>>>>
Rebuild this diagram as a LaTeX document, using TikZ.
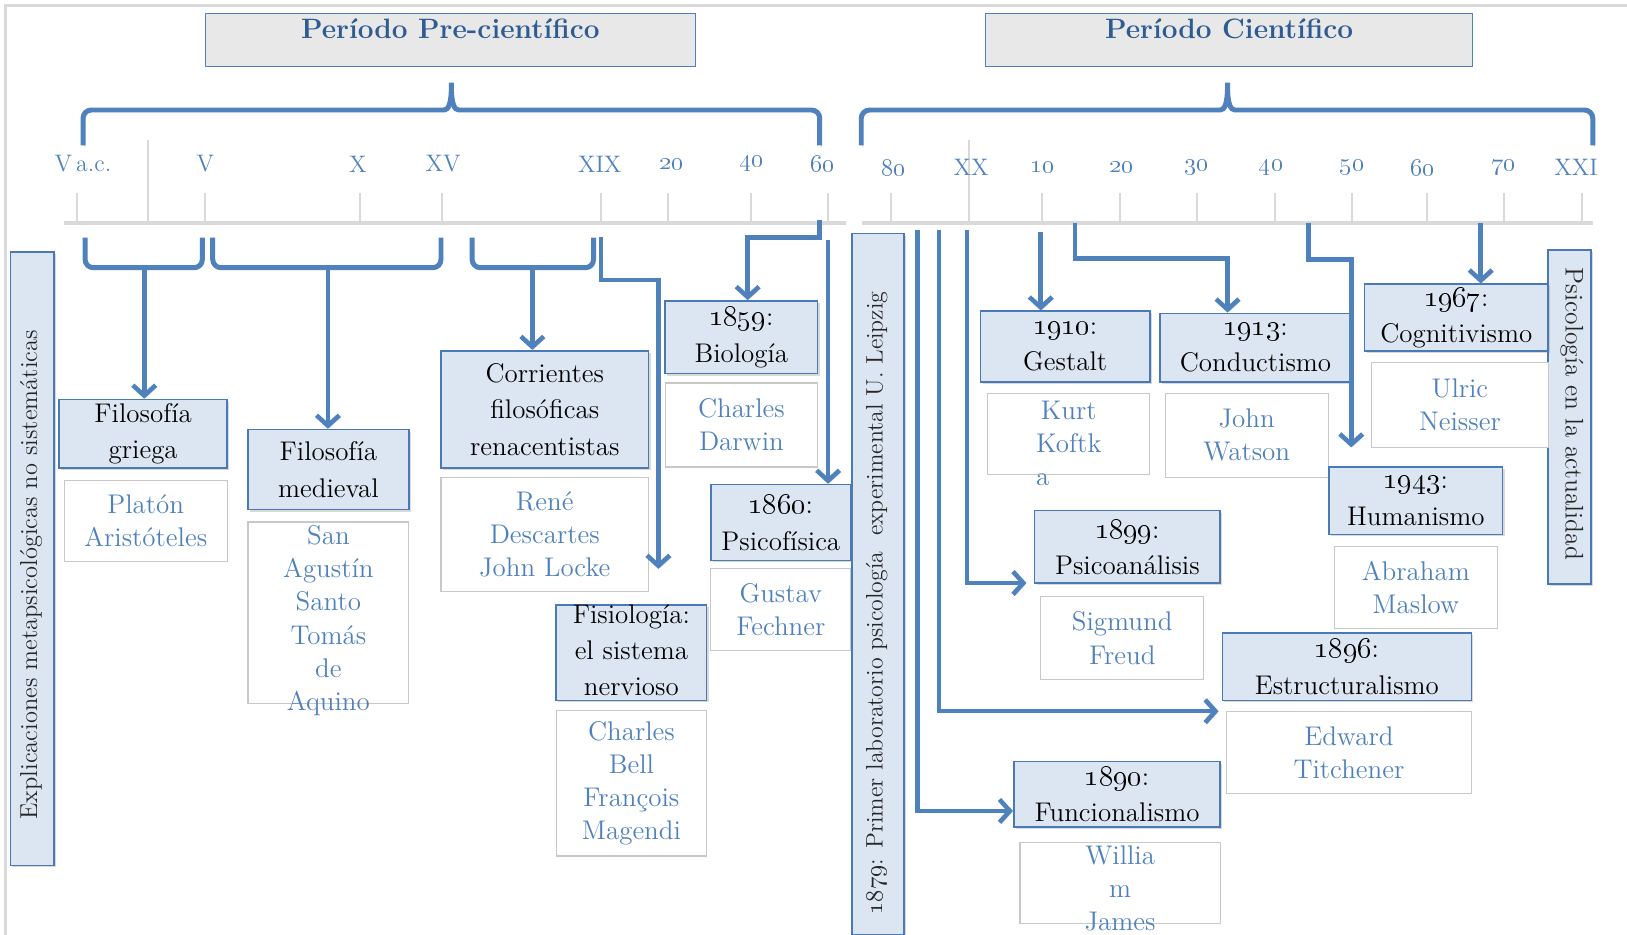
<<<<
>>>>
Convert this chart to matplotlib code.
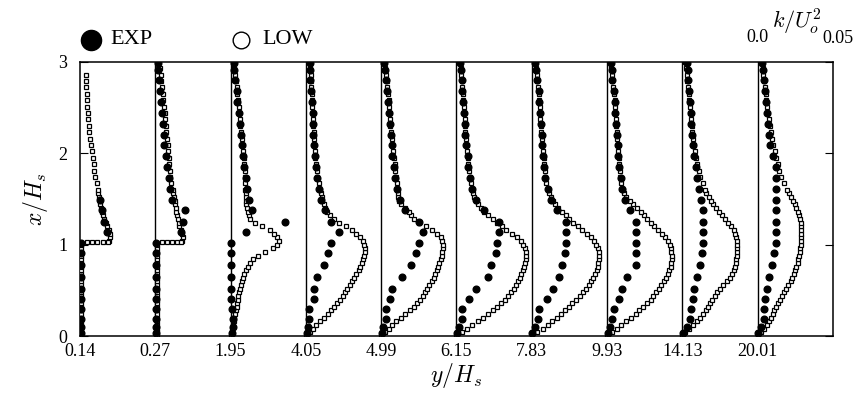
<<<<
>>>>
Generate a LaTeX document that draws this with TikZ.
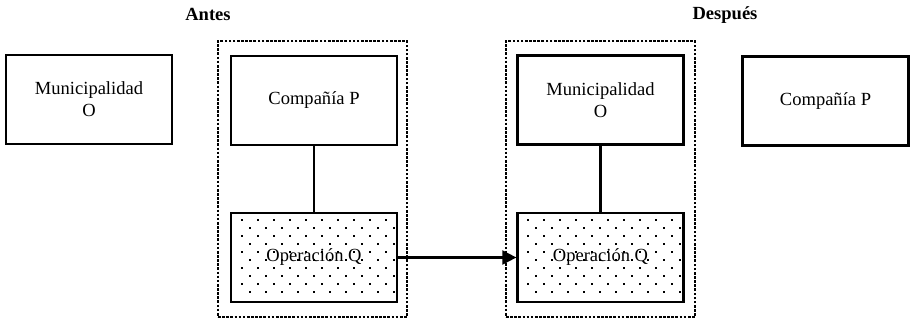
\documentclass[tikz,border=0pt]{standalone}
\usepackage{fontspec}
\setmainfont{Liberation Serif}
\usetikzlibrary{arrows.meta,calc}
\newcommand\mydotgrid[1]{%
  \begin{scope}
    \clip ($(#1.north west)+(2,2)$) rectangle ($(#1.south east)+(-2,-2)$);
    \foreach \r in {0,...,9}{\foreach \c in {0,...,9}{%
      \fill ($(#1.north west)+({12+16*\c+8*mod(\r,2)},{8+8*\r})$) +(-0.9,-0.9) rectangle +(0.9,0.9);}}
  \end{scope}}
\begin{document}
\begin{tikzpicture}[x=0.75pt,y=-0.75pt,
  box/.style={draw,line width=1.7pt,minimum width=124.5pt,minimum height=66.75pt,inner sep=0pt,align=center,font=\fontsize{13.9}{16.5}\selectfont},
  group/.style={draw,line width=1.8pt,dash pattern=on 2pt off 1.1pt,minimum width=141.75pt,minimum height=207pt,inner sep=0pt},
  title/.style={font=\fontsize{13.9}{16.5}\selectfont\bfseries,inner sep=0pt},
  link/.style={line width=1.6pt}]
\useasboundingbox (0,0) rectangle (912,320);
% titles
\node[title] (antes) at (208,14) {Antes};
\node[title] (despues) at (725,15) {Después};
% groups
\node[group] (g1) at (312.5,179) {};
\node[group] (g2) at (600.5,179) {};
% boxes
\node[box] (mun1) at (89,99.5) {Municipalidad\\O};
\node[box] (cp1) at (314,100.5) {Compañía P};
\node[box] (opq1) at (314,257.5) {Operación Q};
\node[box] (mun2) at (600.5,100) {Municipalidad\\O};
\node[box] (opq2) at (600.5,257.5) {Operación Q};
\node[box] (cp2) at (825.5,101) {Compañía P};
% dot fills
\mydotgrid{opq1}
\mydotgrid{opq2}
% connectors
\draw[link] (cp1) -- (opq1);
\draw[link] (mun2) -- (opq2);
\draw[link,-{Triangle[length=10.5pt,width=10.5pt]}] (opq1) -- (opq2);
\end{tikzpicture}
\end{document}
<<<<
◆ Exercise:
Within the listing above, copy each line that has the string "this".

◆ Correct response:
Rebuild this diagram as a LaTeX document, using TikZ.
Convert this chart to matplotlib code.
Generate a LaTeX document that draws this with TikZ.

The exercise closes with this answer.